Рост нормальной науки, тесно связанный с ростом Большой Науки, может помешать или даже совершенно остановить рост знания, рост великой науки.
Положение представляется мне трагическим, если не отчаянным. При этом кажется вполне правдоподобным, что нынешние тенденции в так называемых эмпирических исследованиях социологии естественных наук могут внести свой вклад в упадок науки. На эту опасность накладывается другая опасность, которую создает Большая Наука с ее постоянной потребностью в ученых-техниках (scientific technicians). Все больше кандидатов на получение научной степени имеют чисто техническое образование, обучившись определенной технике измерений; они не включаются в научную традицию, то есть (321:) в критическую традицию ставить все под вопрос, соблазняться и руководствоваться великими и как будто неразрешимыми загадками, а не разрешимостью мелких головоломок. Правда, эти техники, эти специалисты обычно сознают ограниченность своих возможностей. Они называют себя «специалистами» и не претендуют на какой-либо авторитет за пределами своей специальности. Вместе с тем они гордятся этим и провозглашают необходимость специализации. Это, однако, вступает в вопиющее противоречие с фактами, которые показывают, что величайшие достижения принадлежат все-таки ученым с обширными интересами.

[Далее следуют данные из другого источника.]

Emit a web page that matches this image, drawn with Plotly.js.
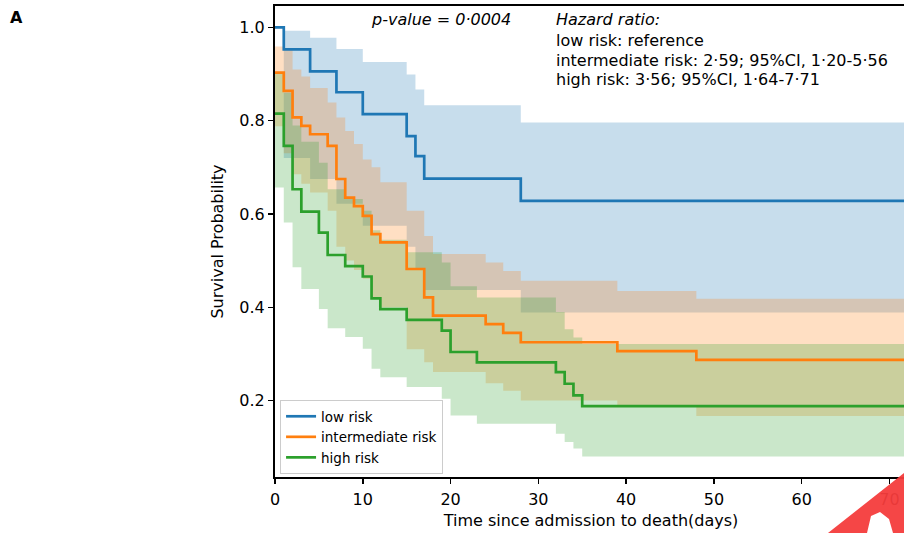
<!DOCTYPE html>
<html>
<head>
<meta charset="utf-8">
<script src="https://cdn.plot.ly/plotly-3.0.1.min.js"></script>
<style>
  html, body { margin: 0; padding: 0; overflow: hidden; background: #fff; }
  #chart { width: 912px; height: 533px; }
</style>
</head>
<body>
<div id="chart"></div>
<script>
// ---- data (days, survival probability, 95% CI) ----
const endDay = 72;

const lowDays  = [0, 1, 4, 7, 10, 15, 16, 17, 28];
const lowSurv  = [1.0, 0.953, 0.906, 0.861, 0.814, 0.767, 0.724, 0.676, 0.628];
const lowUpper = [1.0, 0.993, 0.978, 0.954, 0.926, 0.899, 0.867, 0.833, 0.796];
const lowLower = [1.0, 0.72, 0.675, 0.622, 0.575, 0.53, 0.48, 0.437, 0.389];

const midDays  = [0, 1, 2, 3, 4, 6, 7, 8, 9, 10, 11, 12, 15, 17, 18, 24, 26, 28, 39, 48];
const midSurv  = [0.903, 0.864, 0.807, 0.789, 0.771, 0.746, 0.675, 0.635, 0.617, 0.596, 0.557, 0.539, 0.482, 0.421, 0.382, 0.364, 0.345, 0.325, 0.306, 0.287];
const midUpper = [0.959, 0.953, 0.91, 0.895, 0.87, 0.839, 0.807, 0.778, 0.75, 0.717, 0.70, 0.668, 0.607, 0.553, 0.514, 0.496, 0.478, 0.457, 0.435, 0.418];
const midLower = [0.788, 0.73, 0.685, 0.665, 0.646, 0.607, 0.53, 0.50, 0.48, 0.461, 0.42, 0.40, 0.31, 0.282, 0.261, 0.237, 0.221, 0.200, 0.19, 0.167];

const highDays  = [0, 1, 2, 3, 5, 6, 8, 10, 11, 12, 15, 19, 20, 23, 32, 33, 34, 35];
const highSurv  = [0.815, 0.746, 0.653, 0.605, 0.560, 0.512, 0.488, 0.466, 0.419, 0.396, 0.373, 0.350, 0.304, 0.282, 0.261, 0.236, 0.211, 0.188];
const highUpper = [0.904, 0.86, 0.79, 0.755, 0.71, 0.653, 0.632, 0.607, 0.565, 0.545, 0.518, 0.496, 0.445, 0.421, 0.39, 0.353, 0.335, 0.321];
const highLower = [0.657, 0.582, 0.486, 0.439, 0.396, 0.355, 0.336, 0.311, 0.268, 0.250, 0.229, 0.204, 0.168, 0.150, 0.129, 0.111, 0.097, 0.080];

const groupNames = ['low risk', 'intermediate risk', 'high risk'];
const xTicks = [0, 10, 20, 30, 40, 50, 60, 70];
const yTicks = [0.2, 0.4, 0.6, 0.8, 1.0];

const pText = '<i>p-value = 0·0004</i>';
const hrLines = [
  '<i>Hazard ratio:</i>',
  'low risk: reference',
  'intermediate risk: 2·59; 95%CI, 1·20-5·56',
  'high risk: 3·56; 95%CI, 1·64-7·71'
];

// ---- build traces ----
const groups = [
  {name: groupNames[0], d: lowDays,  s: lowSurv,  u: lowUpper,  l: lowLower,  color: '#1f77b4', fill: 'rgba(31,119,180,0.25)'},
  {name: groupNames[1], d: midDays,  s: midSurv,  u: midUpper,  l: midLower,  color: '#ff7f0e', fill: 'rgba(255,127,14,0.25)'},
  {name: groupNames[2], d: highDays, s: highSurv, u: highUpper, l: highLower, color: '#2ca02c', fill: 'rgba(44,160,44,0.25)'}
];

function ext(arr, last) { return arr.concat([last]); }

const traces = [];
// confidence bands first
groups.forEach(g => {
  const xs = ext(g.d, endDay);
  traces.push({
    x: xs, y: ext(g.u, g.u[g.u.length - 1]), type: 'scatter', mode: 'lines',
    line: {shape: 'hv', width: 0, color: g.fill}, showlegend: false, hoverinfo: 'skip'
  });
  traces.push({
    x: xs, y: ext(g.l, g.l[g.l.length - 1]), type: 'scatter', mode: 'lines',
    line: {shape: 'hv', width: 0, color: g.fill}, fill: 'tonexty', fillcolor: g.fill,
    showlegend: false, hoverinfo: 'skip'
  });
});
// survival step lines on top
groups.forEach(g => {
  const xs = ext(g.d, endDay);
  traces.push({
    x: xs, y: ext(g.s, g.s[g.s.length - 1]), type: 'scatter', mode: 'lines',
    name: g.name, line: {shape: 'hv', width: 2.7, color: g.color}
  });
});

const FONT = 'DejaVu Sans, sans-serif';

// pixel -> paper helpers for annotation placement (plot area 275..907 x 6..477)
const px = v => (v - 275) / 632;
const py = v => 1 - (v - 6) / 471;

const annotations = [
  {text: pText, xref: 'paper', yref: 'paper', x: px(441), y: py(20), xanchor: 'center', yanchor: 'middle',
   showarrow: false, font: {size: 16}},
  {text: '<b>A</b>', xref: 'paper', yref: 'paper', x: px(16), y: py(17), xanchor: 'center', yanchor: 'middle',
   showarrow: false, font: {size: 16}}
];
const hrY = [20, 41, 61, 80];
hrLines.forEach((t, i) => {
  annotations.push({text: t, xref: 'paper', yref: 'paper', x: px(554), y: py(hrY[i]),
    xanchor: 'left', yanchor: 'middle', align: 'left', showarrow: false, font: {size: 16}});
});

// red brush mark in the bottom-right corner of the reference image
const markPts = [[828, 533], [866, 503], [904, 473], [904, 533], [893, 533], [889, 519], [880, 512], [871, 516], [867, 533]];
const markPath = markPts.map((p, i) => (i ? 'L ' : 'M ') + px(p[0]) + ' ' + py(p[1])).join(' ') + ' Z';

const layout = {
  width: 912, height: 533,
  margin: {l: 275, r: 5, t: 6, b: 56},
  paper_bgcolor: '#fff', plot_bgcolor: '#fff',
  font: {family: FONT, size: 16, color: '#000'},
  showlegend: true,
  legend: {
    x: 0.008, y: py(400), xanchor: 'left', yanchor: 'top', traceorder: 'normal',
    bgcolor: 'rgba(255,255,255,0.8)', bordercolor: '#cccccc', borderwidth: 1,
    font: {family: FONT, size: 13.5, color: '#000'}, itemwidth: 30, tracegroupgap: 0
  },
  xaxis: {
    range: [0, endDay], tickvals: xTicks, ticks: 'outside', ticklen: 5, tickwidth: 1.5,
    tickcolor: '#000', showline: true, linecolor: '#000', linewidth: 2, mirror: true,
    showgrid: false, zeroline: false, tickfont: {size: 16}, ticklabelstandoff: 2,
    title: {text: 'Time since admission to death(days)', font: {size: 16}, standoff: 7}
  },
  yaxis: {
    range: [0.036, 1.046], tickvals: yTicks, tickformat: '.1f', ticks: 'outside', ticklen: 5, tickwidth: 1.5,
    tickcolor: '#000', showline: true, linecolor: '#000', linewidth: 2, mirror: true,
    showgrid: false, zeroline: false, tickfont: {size: 16},
    title: {text: 'Survival Probability', font: {size: 16}, standoff: 12}
  },
  shapes: [
    {type: 'path', xref: 'paper', yref: 'paper', layer: 'above', line: {width: 0},
     fillcolor: 'rgba(244,60,60,0.95)', path: markPath}
  ],
  annotations: annotations
};

Plotly.newPlot('chart', traces, layout, {displayModeBar: false, staticPlot: true});
</script>
</body>
</html>
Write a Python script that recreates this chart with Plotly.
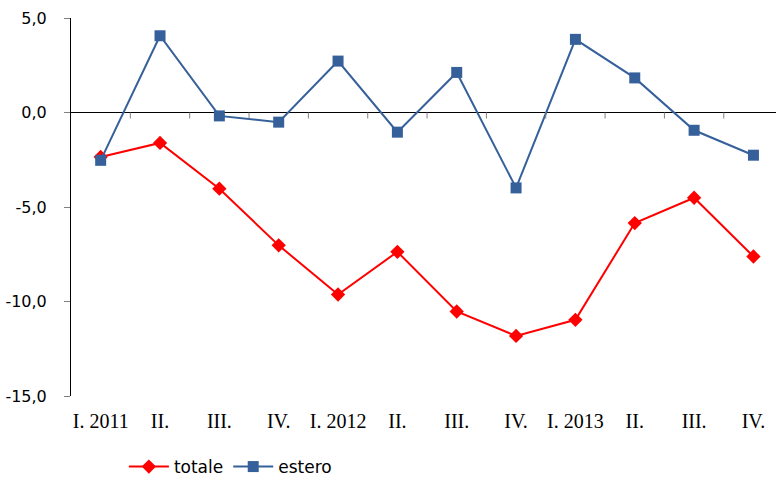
import plotly.graph_objects as go

# Quarterly labels
quarters = ["I. 2011", "II.", "III.", "IV.",
            "I. 2012", "II.", "III.", "IV.",
            "I. 2013", "II.", "III.", "IV."]

# Series values (percent changes)
totale = [-2.35, -1.61, -4.03, -7.03, -9.63, -7.37,
          -10.53, -11.82, -10.97, -5.85, -4.51, -7.62]
estero = [-2.53, 4.06, -0.18, -0.51, 2.72, -1.04,
          2.12, -3.99, 3.87, 1.83, -0.94, -2.26]

y_ticks = [5, 0, -5, -10, -15]
y_tick_text = ["5,0", "0,0", "-5,0", "-10,0", "-15,0"]

RED = "#FF0000"
BLUE = "#36609A"

x = list(range(len(quarters)))

fig = go.Figure()
fig.add_trace(go.Scatter(
    x=x, y=totale, name="totale", mode="lines+markers",
    line=dict(color=RED, width=2),
    marker=dict(symbol="diamond", size=11, color=RED),
))
fig.add_trace(go.Scatter(
    x=x, y=estero, name="estero", mode="lines+markers",
    line=dict(color=BLUE, width=2),
    marker=dict(symbol="square", size=11, color=BLUE),
))

# small tick marks hanging below the zero line, between quarters
for b in range(len(quarters) - 1):
    fig.add_shape(
        type="line", xref="x", yref="y",
        x0=b + 0.5, x1=b + 0.5,
        ysizemode="pixel", yanchor=0, y0=0, y1=-6,
        line=dict(color="#808080", width=1),
    )

fig.update_layout(
    width=776, height=479,
    margin=dict(l=71, r=0, t=18, b=83, autoexpand=False),
    paper_bgcolor="white", plot_bgcolor="white",
    showlegend=True,
    legend=dict(
        orientation="h", x=0.075, xanchor="left",
        yref="container", y=0.025, yanchor="middle",
        font=dict(family="DejaVu Sans", size=17, color="black"),
        itemwidth=40, tracegroupgap=0,
    ),
    xaxis=dict(
        range=[-0.5, 11.38],
        tickmode="array", tickvals=x, ticktext=quarters,
        ticks="", showgrid=False, zeroline=False, showline=False,
        tickfont=dict(family="Liberation Serif", size=20, color="black"),
        ticklabelstandoff=11,
    ),
    yaxis=dict(
        range=[-15, 5],
        tickmode="array", tickvals=y_ticks, ticktext=y_tick_text,
        ticks="outside", ticklen=6, tickcolor="#808080",
        showgrid=False,
        zeroline=True, zerolinecolor="black", zerolinewidth=1,
        showline=True, linecolor="black", linewidth=1,
        tickfont=dict(family="DejaVu Sans", size=16, color="black"),
        ticklabelstandoff=14,
    ),
)

fig.write_html("out.html")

Если восторжествует большинство, то есть узкие специалисты, это будет конец науки, какой мы ее знаем, — великой науки. Это будет духовная катастрофа, сравнимая по своим последствиям с появлением ядерного оружия.
VI
Теперь я перехожу к главному. А главное вот в чем. Некоторые из известнейших вождей немецкой социологии, напрягая с самыми лучшими намерениями всю мощь своего интеллекта, все-таки, по моему глубокому убеждению, просто изрекают прописные истины высокопарным языком, то есть поступают так, как их в свое время учили. Этому они учат и своих студентов, которые ощущают некоторую неудовлетворенность, но делают то же самое. Я думаю, что в сущности искреннее и всеобъемлющее недовольство, проявляющееся в их враждебности по отношению к обществу, в котором они живут, есть отражение их неосознанной неудовлетворенности бесплодностью своей собственной деятельности.
Я приведу короткий пример из писаний профессора Адорно. Это избранный пример — он избран, собственно говоря, профессором Хабермасом, который цитирует его в самом начале своей первой статьи из вошедших в «Der Positivismusstreit». Слева я привожу немецкий оригинал текста, в центре — перевод этого текста на английский, приведенный в издании 1976 г., а справа я попытался высказать те же самые утверждения простым английским языком [9].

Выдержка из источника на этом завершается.